Gather every line in the records below that contains the word "with".

▸ **Data entries**:
++++++++++

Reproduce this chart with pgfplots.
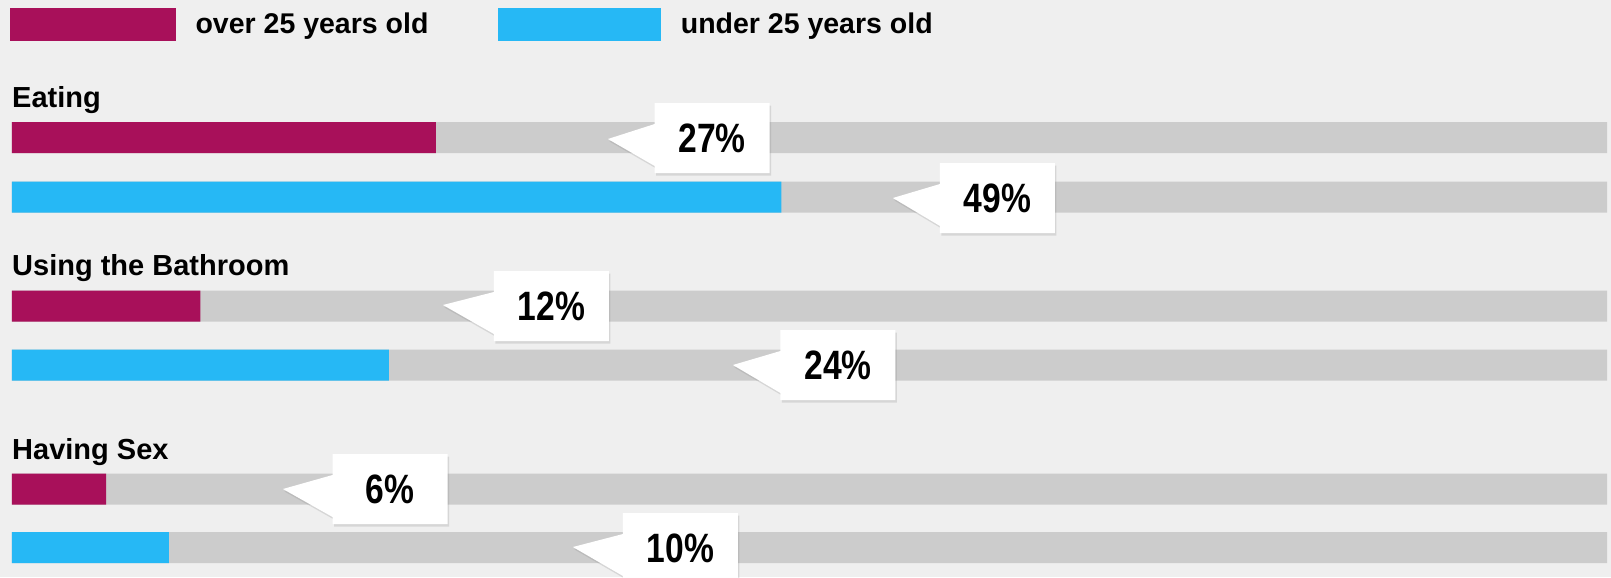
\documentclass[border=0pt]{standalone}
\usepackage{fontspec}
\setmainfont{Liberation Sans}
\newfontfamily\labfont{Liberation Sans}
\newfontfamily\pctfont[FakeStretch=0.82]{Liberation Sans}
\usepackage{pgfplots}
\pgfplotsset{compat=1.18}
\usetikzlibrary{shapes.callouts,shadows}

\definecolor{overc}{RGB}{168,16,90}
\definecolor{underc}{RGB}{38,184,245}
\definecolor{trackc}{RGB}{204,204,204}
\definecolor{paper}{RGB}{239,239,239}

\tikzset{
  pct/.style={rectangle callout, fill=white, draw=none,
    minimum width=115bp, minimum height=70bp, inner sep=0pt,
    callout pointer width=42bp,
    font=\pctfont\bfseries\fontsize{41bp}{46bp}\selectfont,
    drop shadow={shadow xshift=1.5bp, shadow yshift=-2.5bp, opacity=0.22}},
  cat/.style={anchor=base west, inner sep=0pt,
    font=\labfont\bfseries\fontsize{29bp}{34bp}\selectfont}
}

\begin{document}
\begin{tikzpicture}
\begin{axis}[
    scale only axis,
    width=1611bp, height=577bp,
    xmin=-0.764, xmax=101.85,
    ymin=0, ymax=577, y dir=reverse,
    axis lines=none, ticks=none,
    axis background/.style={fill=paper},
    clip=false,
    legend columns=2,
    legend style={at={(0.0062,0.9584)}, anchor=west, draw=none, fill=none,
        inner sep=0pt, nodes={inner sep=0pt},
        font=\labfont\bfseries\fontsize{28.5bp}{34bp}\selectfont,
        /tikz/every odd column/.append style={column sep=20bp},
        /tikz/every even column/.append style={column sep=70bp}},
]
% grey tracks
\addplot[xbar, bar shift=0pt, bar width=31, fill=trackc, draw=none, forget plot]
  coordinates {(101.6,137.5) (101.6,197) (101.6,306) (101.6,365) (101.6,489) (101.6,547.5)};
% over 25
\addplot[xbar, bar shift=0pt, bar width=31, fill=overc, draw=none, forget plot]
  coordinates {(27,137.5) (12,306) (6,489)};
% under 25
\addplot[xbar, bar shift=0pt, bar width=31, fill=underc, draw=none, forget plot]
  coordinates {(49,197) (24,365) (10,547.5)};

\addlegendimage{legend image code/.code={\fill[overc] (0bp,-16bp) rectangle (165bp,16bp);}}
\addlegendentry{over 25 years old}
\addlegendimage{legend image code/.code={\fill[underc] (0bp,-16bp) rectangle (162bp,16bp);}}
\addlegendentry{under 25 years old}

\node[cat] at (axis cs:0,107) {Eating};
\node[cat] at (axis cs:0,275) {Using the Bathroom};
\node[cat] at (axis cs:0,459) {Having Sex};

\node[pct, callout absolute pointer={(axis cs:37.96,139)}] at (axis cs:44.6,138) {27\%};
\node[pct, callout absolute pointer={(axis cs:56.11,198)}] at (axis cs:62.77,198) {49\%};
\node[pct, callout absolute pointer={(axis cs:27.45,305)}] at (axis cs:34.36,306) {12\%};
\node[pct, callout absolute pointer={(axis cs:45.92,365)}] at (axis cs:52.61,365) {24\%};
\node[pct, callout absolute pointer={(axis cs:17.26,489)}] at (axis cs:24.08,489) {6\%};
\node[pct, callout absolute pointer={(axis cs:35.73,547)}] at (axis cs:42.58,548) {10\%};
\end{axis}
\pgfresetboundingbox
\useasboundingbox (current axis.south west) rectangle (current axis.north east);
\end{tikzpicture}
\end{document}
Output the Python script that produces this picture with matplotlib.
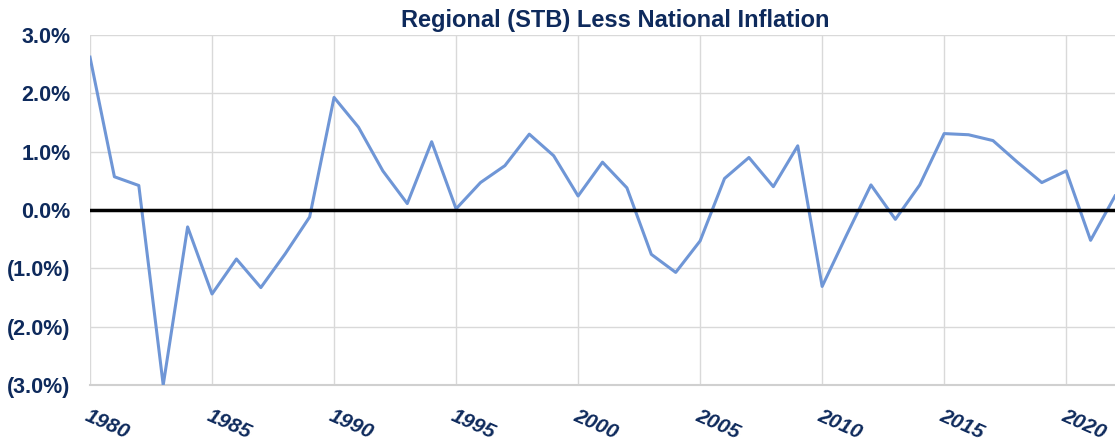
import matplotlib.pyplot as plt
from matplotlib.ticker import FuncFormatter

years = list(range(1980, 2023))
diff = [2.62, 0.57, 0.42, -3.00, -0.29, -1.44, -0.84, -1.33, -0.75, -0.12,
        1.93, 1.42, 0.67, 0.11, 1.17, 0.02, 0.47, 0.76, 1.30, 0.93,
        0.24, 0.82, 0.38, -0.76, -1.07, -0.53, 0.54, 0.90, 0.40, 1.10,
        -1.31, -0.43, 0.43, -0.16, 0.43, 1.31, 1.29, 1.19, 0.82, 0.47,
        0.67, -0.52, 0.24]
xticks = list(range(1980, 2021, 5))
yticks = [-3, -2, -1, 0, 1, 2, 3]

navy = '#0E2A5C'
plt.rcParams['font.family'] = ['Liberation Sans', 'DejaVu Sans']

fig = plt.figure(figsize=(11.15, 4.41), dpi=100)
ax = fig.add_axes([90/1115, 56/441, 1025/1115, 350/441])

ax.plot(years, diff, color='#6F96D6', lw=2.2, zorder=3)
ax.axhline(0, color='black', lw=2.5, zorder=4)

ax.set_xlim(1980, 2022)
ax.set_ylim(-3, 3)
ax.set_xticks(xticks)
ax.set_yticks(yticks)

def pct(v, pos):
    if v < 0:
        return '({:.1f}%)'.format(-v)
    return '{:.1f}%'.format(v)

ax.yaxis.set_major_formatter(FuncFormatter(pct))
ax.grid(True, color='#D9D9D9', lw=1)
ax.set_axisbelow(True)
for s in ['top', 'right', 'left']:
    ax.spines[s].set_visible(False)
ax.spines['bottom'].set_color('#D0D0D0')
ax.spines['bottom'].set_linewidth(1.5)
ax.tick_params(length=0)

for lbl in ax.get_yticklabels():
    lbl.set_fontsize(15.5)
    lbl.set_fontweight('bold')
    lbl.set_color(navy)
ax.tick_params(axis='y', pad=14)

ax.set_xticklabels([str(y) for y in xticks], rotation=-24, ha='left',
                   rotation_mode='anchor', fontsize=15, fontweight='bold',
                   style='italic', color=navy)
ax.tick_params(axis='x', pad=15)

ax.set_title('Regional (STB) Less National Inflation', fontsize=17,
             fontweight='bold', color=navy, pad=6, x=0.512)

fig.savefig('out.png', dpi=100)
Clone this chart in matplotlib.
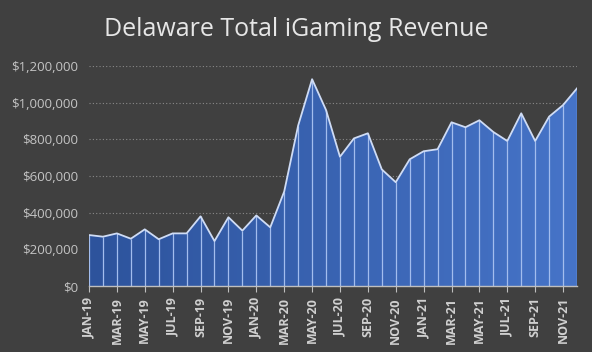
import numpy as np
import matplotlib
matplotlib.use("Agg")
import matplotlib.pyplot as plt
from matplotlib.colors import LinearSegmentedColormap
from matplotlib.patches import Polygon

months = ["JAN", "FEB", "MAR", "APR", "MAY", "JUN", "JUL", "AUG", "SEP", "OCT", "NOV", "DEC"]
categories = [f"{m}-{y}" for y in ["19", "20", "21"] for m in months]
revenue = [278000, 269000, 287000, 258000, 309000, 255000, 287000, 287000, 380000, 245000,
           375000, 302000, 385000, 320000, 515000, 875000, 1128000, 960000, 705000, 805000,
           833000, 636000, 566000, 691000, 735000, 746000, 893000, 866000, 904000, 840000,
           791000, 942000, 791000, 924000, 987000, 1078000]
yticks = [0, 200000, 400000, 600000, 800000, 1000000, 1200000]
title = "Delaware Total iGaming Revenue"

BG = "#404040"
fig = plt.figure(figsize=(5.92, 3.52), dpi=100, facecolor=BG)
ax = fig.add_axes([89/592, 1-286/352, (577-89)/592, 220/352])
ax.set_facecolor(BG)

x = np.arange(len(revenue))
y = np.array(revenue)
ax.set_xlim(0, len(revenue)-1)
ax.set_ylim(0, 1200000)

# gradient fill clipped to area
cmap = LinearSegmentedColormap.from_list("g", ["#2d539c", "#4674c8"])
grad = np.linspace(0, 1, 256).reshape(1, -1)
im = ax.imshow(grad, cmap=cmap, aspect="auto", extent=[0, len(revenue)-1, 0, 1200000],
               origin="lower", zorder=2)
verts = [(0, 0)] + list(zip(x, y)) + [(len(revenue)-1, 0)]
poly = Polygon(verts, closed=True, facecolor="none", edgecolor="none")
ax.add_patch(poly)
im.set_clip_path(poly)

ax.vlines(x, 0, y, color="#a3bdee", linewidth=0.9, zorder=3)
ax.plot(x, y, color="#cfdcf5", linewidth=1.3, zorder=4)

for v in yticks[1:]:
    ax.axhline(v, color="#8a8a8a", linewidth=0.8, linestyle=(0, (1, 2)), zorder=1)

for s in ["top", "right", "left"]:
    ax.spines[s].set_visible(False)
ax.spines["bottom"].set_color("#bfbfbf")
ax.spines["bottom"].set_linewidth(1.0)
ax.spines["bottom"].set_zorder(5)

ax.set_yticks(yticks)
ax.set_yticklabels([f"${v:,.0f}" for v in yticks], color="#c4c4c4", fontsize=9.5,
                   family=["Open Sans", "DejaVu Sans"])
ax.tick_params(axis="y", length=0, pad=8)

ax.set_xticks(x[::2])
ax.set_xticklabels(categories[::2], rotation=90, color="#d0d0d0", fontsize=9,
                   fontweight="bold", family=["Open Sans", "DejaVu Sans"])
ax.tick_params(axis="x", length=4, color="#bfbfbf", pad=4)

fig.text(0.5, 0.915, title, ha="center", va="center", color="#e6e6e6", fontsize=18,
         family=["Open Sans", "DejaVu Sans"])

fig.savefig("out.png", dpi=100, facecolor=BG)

++++++++++

▸ **The result**:
Reproduce this chart with pgfplots.
Output the Python script that produces this picture with matplotlib.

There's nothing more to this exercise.